Tanggung jawab produk (product liability), menurut Hursh bahwa product liability is the liability of manufacturer, processor or non-manufacturing seller for injury to the person or property of a buyer third party, caused by product which has been sold. Perkins Coie juga menyatakan Product Liability: The liability of the manufacturer or others in the chain of distribution of a product to a person injured by the use of product.[2]

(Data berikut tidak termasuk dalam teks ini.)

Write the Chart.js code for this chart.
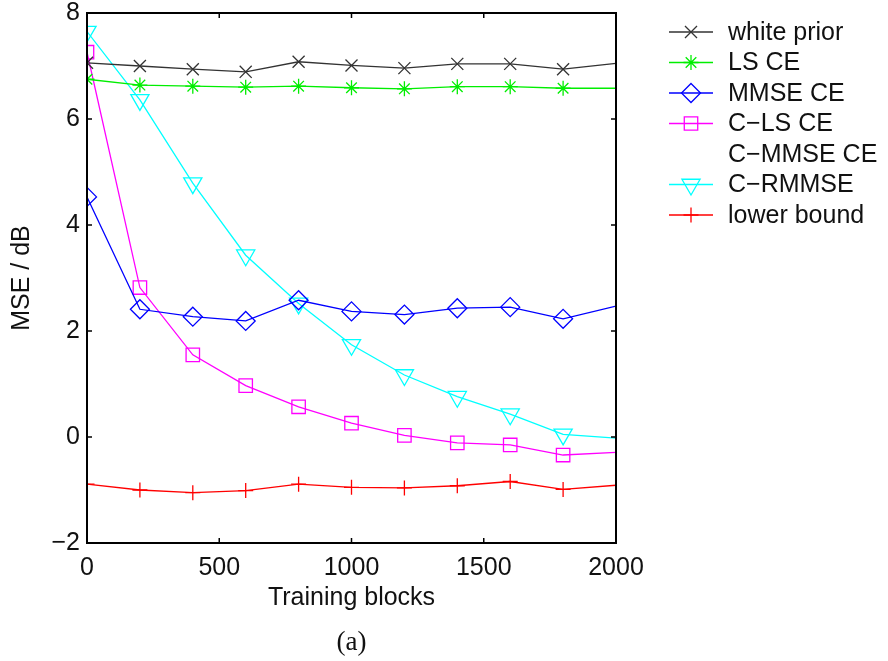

Dengan demikian, yang dimaksud dengan product liability adalah suatu tanggung jawab secara hukum dari orang atau badan yang menghasilkan suatu produk (producer, manufacture) atau dari orang atau badan yang bergerak dalam suatu proses untuk menghasilkan suatu produk (processor, assembler) atau orang atau badan yang menjual atau mendistribusikan produk tersebut.

Bahkan dilihat dari konvensi tentang product liability di atas, berlakunya konvensi tersebut diperluas terhadap orang/badan yang terlibat dalam rangkaian komersial tentang persiapan atau penyebaran dari produk, termasuk para pengusaha, bengkel dan pergudangan. Demikian juga dengan para agen dan pekerja dari badan-badan usaha di atas. Tanggung jawab tersebut sehubungan dengan produk yang cacat sehingga menyebabkan atau turut menyebabkan kerugian bagi pihak lain (konsumen), baik kerugian badaniah, kematian maupun harta benda.

Seperti di kemukakan di atas, bahwa jika dilihat secara sepintas, kelihatan bahwa apa yang di atur dengan ketentuan product liability telah diatur pula dalam KUHPerdata. Hanya saja jika kita menggunakan KUHPerdata, maka bila seorang konsumen menderita kerugian ingin menuntut pihak produsen (termasuk pedagang, grosir, distributor dan agen), maka pihak korban tersebut akan menghadapi beberapa kendala yang akan menyulitkannya untuk memperoleh ganti rugi.

Kesulitan tersebut adalah pihak konsumen harus membuktikan ada unsur kesalahan yang dilakukan oleh pihak produsen. Jika konsumen tidak berhasil membuktikan kesalahan produsen, maka gugatan konsumen akan gagal. Oleh karena berbagai kesulitan yang dihadapi oleh konsumen tersebut, maka sejak tahun 1960-an, di Amerika Serikat di berlakukan prinsip tanggung jawab mutlak (strict liability principle).

Dengan diterapkannya prinsip tanggung jawab mutlak ini, maka setiap konsumen yang merasa dirugikan akibat produk atau barang yang cacat atau tidak aman dapat menuntut kompensasi tanpa harus mempermasalahkan ada atau tidak adanya unsur kesalahan di pihak produsen.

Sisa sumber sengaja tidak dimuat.